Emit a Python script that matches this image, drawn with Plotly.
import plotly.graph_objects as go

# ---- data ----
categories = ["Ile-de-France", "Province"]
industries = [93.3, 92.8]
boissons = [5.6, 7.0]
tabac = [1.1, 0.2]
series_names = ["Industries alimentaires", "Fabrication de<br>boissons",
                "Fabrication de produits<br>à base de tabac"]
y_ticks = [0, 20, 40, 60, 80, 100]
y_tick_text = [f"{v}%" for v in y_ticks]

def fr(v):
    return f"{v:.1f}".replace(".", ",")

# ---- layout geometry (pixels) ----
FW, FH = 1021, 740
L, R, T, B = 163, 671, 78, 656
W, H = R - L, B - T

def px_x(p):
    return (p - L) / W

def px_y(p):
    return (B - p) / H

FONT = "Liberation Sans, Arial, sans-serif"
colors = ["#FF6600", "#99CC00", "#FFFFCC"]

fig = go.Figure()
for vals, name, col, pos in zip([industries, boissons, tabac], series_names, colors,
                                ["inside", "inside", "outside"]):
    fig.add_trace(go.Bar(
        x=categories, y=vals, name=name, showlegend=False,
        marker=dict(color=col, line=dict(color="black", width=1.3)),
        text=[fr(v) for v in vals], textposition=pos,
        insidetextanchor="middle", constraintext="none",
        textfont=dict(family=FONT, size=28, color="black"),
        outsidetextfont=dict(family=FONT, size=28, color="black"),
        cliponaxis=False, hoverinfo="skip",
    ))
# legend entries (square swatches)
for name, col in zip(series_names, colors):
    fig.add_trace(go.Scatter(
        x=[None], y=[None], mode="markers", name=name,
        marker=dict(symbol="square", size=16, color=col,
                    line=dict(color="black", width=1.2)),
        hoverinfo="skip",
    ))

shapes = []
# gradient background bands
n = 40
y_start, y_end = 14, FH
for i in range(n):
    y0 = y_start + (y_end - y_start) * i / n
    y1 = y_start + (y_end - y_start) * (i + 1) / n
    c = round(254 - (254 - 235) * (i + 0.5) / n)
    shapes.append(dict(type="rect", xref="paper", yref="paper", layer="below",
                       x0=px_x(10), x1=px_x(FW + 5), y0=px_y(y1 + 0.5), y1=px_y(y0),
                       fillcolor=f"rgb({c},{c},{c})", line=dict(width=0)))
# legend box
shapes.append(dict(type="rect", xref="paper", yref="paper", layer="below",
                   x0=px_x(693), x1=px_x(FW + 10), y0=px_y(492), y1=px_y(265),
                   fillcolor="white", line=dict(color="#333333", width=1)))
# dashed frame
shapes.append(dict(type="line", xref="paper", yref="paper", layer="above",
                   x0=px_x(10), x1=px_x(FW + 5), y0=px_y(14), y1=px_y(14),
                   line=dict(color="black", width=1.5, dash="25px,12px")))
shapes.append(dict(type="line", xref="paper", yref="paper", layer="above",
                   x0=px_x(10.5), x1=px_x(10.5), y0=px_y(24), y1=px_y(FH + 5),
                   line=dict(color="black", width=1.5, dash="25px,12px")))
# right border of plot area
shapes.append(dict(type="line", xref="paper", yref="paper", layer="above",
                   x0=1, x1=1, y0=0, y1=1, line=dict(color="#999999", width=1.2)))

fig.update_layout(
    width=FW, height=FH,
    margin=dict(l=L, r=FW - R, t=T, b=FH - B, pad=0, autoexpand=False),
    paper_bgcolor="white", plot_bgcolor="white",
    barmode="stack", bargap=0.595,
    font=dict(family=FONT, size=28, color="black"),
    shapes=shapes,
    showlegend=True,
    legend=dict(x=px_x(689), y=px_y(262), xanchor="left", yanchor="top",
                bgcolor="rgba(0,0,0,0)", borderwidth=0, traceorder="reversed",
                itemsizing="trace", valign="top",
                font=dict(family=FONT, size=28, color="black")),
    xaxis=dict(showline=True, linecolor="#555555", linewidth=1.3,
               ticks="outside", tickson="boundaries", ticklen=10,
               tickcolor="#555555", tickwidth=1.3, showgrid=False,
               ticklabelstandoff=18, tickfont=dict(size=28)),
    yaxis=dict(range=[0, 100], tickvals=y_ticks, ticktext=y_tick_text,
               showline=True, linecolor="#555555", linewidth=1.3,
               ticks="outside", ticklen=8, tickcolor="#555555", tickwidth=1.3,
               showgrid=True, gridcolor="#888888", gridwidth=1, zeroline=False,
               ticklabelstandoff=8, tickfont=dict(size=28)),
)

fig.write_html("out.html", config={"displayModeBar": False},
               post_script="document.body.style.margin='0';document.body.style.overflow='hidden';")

== Set exercise ==
From the top of the listing above, restate each line word for word up to and including the line with "import plotly.graph_objects as go"; add nothing else.

== Answer for the task ==
Emit a Python script that matches this image, drawn with Plotly.
import plotly.graph_objects as go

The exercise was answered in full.